Exercise requirements:
Retype exactly the lines from the line containing "Reproduce this chart with Plotly." through the line containing "True, True, True, True, True, None, True, True, True]", both included, and nothing more; skip the pictures.

Records for processing:
◇ ◇ ◇ ◇ ◇

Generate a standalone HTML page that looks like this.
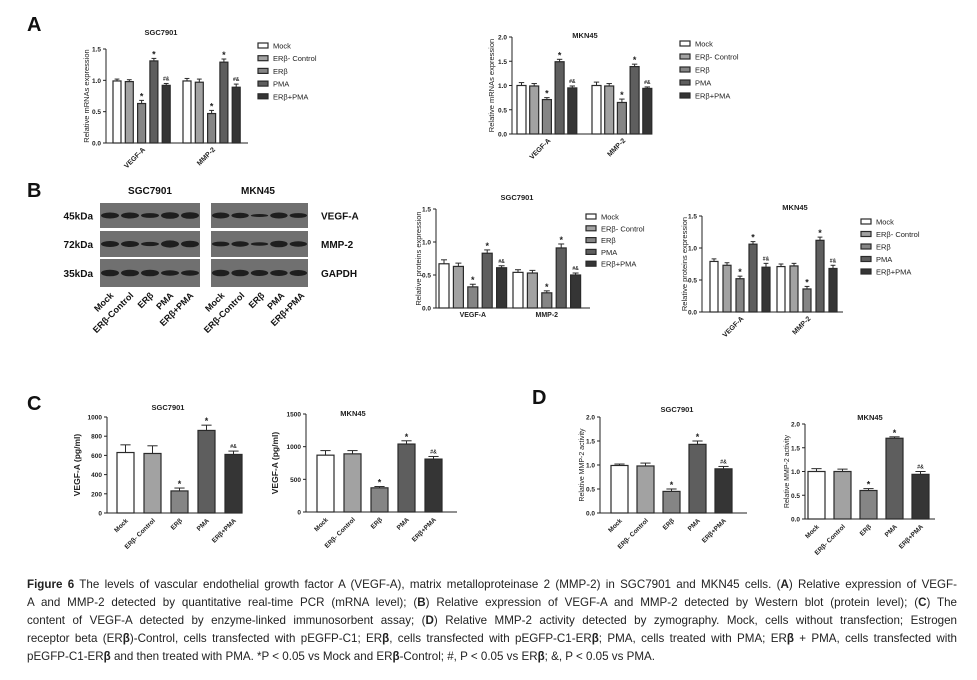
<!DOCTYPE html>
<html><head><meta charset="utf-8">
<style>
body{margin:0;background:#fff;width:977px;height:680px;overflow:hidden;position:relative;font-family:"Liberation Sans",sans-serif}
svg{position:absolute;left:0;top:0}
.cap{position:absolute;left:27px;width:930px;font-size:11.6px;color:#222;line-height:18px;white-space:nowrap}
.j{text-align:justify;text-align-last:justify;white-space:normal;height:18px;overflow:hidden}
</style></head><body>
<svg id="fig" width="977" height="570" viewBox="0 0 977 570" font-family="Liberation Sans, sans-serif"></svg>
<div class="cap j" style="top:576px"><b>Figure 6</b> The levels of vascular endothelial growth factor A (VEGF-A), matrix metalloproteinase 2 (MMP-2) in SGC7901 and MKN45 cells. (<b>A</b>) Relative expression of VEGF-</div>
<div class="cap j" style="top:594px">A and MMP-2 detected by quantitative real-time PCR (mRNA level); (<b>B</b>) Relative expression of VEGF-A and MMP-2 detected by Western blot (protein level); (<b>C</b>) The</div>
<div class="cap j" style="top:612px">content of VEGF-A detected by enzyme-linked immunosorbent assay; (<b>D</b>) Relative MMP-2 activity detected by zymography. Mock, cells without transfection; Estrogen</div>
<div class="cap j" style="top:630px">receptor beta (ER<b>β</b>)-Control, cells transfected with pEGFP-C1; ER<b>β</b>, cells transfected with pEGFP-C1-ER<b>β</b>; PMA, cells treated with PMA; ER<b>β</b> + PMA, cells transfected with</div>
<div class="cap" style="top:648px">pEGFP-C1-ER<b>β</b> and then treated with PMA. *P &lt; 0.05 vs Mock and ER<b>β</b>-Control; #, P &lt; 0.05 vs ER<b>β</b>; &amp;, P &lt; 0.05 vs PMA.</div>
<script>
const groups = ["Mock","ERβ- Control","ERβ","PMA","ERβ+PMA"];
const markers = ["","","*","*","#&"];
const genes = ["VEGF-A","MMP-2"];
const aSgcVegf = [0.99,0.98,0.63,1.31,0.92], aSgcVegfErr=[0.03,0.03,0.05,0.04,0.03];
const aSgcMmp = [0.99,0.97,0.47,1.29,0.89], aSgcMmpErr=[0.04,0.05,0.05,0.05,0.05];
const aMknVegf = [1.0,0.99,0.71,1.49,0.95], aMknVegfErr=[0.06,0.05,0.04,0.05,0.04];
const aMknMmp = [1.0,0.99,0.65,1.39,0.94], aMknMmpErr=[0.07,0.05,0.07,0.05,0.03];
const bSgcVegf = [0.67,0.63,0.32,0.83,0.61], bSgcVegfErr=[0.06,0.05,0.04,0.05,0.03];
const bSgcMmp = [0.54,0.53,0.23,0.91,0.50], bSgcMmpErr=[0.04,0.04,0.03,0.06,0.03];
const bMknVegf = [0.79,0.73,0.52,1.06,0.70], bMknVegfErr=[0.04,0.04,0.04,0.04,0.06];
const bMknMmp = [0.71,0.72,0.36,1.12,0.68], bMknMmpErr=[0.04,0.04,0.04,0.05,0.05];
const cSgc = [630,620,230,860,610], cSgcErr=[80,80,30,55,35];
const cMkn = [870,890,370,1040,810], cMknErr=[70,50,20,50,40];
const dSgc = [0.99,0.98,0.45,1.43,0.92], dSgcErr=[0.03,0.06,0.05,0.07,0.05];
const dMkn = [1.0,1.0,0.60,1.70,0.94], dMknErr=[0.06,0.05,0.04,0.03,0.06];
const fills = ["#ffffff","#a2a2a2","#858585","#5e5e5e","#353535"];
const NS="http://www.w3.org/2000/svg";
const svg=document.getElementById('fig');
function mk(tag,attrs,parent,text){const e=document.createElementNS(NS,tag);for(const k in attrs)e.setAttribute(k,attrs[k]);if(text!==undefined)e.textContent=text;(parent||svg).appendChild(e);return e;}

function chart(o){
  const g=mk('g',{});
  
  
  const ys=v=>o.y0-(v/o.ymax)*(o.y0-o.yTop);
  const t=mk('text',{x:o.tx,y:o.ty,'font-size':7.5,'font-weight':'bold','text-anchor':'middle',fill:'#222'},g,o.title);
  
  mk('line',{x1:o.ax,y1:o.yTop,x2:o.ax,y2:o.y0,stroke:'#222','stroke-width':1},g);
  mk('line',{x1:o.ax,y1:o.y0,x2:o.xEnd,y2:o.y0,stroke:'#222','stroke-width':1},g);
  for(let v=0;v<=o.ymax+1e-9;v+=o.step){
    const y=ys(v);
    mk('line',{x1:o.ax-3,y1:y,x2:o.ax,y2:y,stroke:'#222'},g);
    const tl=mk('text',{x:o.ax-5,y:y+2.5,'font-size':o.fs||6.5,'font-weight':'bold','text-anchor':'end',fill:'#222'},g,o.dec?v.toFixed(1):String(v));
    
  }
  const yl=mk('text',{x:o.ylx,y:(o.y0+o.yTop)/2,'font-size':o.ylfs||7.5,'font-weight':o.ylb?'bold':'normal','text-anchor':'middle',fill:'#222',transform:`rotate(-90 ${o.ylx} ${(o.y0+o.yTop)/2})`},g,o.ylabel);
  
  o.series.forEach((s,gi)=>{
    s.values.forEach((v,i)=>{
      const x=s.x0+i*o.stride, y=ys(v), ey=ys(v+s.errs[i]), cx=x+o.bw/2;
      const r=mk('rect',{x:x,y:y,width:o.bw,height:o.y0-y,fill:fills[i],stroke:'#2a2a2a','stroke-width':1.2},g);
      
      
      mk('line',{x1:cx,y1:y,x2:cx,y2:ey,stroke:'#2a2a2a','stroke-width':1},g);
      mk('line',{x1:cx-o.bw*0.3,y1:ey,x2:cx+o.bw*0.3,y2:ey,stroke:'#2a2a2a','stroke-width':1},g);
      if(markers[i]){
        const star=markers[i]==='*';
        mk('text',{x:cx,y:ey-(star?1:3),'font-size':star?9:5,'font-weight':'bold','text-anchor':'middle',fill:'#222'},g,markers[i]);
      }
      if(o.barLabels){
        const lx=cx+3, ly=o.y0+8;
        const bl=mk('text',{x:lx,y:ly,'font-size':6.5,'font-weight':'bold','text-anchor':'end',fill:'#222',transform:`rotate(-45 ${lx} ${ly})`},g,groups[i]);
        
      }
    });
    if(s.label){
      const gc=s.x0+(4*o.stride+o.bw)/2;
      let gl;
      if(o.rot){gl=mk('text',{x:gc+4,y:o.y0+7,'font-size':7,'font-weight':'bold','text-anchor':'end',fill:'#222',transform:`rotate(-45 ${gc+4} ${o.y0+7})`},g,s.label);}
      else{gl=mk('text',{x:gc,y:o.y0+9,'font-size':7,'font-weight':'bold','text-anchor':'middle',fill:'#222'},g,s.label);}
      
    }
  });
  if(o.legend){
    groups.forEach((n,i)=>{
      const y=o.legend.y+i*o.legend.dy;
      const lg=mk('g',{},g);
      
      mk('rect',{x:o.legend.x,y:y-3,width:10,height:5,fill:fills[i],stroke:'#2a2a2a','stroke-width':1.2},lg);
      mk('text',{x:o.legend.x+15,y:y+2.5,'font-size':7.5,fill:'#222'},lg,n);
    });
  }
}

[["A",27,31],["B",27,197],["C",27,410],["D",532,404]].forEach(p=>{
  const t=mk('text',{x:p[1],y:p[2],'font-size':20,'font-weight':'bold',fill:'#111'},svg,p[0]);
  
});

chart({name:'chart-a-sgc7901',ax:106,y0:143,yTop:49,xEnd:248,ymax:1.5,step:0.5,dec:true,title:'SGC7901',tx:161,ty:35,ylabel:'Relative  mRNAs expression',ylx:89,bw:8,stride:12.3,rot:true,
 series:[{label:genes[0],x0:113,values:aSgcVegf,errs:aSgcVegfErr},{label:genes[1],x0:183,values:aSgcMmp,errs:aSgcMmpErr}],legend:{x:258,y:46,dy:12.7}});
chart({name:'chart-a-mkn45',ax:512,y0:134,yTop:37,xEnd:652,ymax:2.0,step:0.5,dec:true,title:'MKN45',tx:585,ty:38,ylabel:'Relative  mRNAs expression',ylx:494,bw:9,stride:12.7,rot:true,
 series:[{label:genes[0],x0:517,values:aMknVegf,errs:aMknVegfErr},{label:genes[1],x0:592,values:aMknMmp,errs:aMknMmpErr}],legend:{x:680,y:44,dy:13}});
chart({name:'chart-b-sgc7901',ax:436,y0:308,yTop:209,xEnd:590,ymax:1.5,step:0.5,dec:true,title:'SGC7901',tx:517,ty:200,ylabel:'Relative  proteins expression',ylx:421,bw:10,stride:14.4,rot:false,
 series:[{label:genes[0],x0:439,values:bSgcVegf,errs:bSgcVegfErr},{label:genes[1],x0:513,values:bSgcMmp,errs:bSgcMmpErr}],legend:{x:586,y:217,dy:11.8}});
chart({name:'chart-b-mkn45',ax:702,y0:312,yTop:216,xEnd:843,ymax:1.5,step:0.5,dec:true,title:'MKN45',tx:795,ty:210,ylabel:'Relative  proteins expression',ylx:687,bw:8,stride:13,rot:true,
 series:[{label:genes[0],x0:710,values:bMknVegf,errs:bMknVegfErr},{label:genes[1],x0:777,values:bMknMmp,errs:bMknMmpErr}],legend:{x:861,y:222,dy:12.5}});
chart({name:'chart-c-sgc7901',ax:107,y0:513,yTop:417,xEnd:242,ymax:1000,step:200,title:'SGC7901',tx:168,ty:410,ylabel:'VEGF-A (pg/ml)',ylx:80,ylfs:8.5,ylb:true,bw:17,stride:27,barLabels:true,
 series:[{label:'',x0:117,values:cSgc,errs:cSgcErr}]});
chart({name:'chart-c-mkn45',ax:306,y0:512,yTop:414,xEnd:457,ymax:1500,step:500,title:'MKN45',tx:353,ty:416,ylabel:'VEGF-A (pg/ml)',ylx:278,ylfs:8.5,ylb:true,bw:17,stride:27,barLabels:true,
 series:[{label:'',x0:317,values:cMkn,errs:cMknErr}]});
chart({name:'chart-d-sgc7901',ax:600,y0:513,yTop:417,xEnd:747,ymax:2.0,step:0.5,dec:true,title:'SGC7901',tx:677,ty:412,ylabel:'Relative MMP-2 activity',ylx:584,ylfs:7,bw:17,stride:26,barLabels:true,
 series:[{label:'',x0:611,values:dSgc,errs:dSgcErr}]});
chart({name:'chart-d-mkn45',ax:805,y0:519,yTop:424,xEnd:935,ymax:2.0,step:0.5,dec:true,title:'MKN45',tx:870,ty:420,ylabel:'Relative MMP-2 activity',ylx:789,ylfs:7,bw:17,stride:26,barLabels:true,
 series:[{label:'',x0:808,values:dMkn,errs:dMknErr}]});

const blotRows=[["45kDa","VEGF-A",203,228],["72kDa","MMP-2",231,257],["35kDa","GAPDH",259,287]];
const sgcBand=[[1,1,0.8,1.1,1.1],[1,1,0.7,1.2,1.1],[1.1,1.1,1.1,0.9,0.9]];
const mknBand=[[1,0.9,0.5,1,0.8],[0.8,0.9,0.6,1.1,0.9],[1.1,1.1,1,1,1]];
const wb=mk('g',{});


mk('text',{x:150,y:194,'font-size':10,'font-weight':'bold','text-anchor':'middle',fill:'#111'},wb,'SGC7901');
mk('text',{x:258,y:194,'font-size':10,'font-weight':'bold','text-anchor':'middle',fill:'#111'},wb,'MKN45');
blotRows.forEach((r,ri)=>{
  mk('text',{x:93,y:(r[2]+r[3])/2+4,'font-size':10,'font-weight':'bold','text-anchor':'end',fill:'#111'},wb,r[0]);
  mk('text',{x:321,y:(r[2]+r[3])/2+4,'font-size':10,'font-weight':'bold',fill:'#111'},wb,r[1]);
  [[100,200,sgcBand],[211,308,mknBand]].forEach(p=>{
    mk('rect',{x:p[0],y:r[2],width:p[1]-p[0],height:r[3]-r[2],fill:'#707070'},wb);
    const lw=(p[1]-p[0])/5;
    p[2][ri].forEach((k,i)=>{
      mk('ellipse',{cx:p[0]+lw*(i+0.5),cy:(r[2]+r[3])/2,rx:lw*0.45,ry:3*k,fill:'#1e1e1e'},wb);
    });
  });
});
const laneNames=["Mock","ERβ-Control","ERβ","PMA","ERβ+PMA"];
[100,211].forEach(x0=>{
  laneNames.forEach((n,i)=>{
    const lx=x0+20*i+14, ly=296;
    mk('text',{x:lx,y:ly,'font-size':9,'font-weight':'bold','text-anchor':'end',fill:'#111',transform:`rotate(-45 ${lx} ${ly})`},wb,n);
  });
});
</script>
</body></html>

◇ ◇ ◇ ◇ ◇

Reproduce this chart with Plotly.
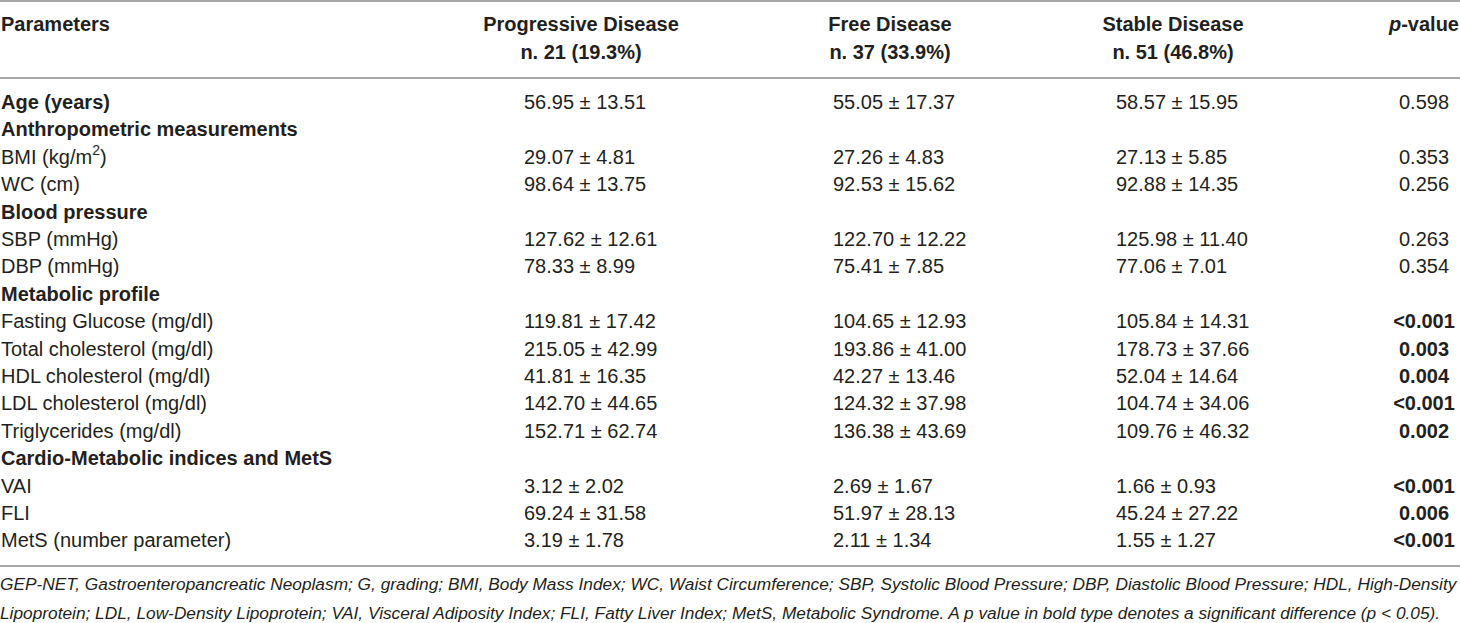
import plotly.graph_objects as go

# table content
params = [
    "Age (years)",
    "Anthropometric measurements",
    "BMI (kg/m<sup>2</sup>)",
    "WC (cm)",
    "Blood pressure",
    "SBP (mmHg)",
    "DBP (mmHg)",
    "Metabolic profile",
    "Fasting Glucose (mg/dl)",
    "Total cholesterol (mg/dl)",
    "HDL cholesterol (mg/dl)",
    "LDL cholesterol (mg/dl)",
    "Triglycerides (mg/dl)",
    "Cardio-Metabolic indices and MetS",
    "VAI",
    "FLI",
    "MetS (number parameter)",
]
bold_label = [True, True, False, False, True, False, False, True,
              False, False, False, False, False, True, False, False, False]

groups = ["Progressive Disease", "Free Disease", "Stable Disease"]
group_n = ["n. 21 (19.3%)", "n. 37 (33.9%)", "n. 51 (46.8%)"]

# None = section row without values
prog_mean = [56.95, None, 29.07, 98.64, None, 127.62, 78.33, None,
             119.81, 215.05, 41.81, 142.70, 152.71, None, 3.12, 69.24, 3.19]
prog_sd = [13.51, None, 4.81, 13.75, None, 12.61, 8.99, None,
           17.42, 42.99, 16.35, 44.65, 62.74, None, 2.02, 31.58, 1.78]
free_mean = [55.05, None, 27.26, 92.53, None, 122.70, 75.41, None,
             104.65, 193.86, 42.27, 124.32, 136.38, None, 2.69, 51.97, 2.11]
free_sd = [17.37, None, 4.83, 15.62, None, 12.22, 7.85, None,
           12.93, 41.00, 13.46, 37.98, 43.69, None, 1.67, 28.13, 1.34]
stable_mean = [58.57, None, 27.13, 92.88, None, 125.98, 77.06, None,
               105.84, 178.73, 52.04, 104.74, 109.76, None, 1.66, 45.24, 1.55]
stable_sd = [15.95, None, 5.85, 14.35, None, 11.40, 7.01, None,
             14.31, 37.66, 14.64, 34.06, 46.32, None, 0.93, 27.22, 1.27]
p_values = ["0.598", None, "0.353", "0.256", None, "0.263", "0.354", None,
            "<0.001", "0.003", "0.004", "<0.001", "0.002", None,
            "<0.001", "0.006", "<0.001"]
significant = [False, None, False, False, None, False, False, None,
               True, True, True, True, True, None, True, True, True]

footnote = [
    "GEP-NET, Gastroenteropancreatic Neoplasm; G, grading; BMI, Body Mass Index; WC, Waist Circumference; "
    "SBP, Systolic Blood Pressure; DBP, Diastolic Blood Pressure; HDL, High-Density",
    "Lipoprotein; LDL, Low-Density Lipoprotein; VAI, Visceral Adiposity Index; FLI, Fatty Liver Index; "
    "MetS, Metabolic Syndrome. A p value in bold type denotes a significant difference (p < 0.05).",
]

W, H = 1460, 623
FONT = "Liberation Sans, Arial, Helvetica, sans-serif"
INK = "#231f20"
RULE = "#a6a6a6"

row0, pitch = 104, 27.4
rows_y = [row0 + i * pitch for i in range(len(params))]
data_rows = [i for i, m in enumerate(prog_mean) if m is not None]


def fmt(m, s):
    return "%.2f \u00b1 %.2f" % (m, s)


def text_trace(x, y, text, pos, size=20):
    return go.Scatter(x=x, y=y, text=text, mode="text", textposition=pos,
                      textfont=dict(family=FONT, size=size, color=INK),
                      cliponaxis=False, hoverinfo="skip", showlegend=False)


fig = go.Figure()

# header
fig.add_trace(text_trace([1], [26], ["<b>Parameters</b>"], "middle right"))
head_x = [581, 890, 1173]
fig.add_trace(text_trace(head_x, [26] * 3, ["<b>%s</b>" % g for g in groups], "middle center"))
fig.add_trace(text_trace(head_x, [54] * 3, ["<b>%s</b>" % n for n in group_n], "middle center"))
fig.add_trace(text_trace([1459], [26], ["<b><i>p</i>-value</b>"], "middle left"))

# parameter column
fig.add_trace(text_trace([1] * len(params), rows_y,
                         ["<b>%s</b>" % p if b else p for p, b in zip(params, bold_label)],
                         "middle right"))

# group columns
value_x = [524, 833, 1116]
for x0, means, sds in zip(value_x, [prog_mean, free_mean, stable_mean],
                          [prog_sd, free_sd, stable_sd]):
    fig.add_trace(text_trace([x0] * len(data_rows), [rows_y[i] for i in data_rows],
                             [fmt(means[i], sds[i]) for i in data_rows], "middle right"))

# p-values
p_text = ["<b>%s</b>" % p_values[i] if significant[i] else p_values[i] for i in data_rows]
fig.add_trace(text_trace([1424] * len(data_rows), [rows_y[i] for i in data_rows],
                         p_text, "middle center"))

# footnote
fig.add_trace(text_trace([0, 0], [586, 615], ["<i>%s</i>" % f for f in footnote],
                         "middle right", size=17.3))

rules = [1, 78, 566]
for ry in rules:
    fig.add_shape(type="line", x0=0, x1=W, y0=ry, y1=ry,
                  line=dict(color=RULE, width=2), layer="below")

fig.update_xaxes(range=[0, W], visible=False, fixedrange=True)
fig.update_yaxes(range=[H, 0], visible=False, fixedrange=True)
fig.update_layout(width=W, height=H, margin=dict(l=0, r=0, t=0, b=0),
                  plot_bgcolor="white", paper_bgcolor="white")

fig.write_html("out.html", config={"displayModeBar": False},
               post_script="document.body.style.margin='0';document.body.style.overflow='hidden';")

◇ ◇ ◇ ◇ ◇

Answer to the task:
Reproduce this chart with Plotly.
import plotly.graph_objects as go

# table content
params = [
    "Age (years)",
    "Anthropometric measurements",
    "BMI (kg/m<sup>2</sup>)",
    "WC (cm)",
    "Blood pressure",
    "SBP (mmHg)",
    "DBP (mmHg)",
    "Metabolic profile",
    "Fasting Glucose (mg/dl)",
    "Total cholesterol (mg/dl)",
    "HDL cholesterol (mg/dl)",
    "LDL cholesterol (mg/dl)",
    "Triglycerides (mg/dl)",
    "Cardio-Metabolic indices and MetS",
    "VAI",
    "FLI",
    "MetS (number parameter)",
]
bold_label = [True, True, False, False, True, False, False, True,
              False, False, False, False, False, True, False, False, False]

groups = ["Progressive Disease", "Free Disease", "Stable Disease"]
group_n = ["n. 21 (19.3%)", "n. 37 (33.9%)", "n. 51 (46.8%)"]

# None = section row without values
prog_mean = [56.95, None, 29.07, 98.64, None, 127.62, 78.33, None,
             119.81, 215.05, 41.81, 142.70, 152.71, None, 3.12, 69.24, 3.19]
prog_sd = [13.51, None, 4.81, 13.75, None, 12.61, 8.99, None,
           17.42, 42.99, 16.35, 44.65, 62.74, None, 2.02, 31.58, 1.78]
free_mean = [55.05, None, 27.26, 92.53, None, 122.70, 75.41, None,
             104.65, 193.86, 42.27, 124.32, 136.38, None, 2.69, 51.97, 2.11]
free_sd = [17.37, None, 4.83, 15.62, None, 12.22, 7.85, None,
           12.93, 41.00, 13.46, 37.98, 43.69, None, 1.67, 28.13, 1.34]
stable_mean = [58.57, None, 27.13, 92.88, None, 125.98, 77.06, None,
               105.84, 178.73, 52.04, 104.74, 109.76, None, 1.66, 45.24, 1.55]
stable_sd = [15.95, None, 5.85, 14.35, None, 11.40, 7.01, None,
             14.31, 37.66, 14.64, 34.06, 46.32, None, 0.93, 27.22, 1.27]
p_values = ["0.598", None, "0.353", "0.256", None, "0.263", "0.354", None,
            "<0.001", "0.003", "0.004", "<0.001", "0.002", None,
            "<0.001", "0.006", "<0.001"]
significant = [False, None, False, False, None, False, False, None,
               True, True, True, True, True, None, True, True, True]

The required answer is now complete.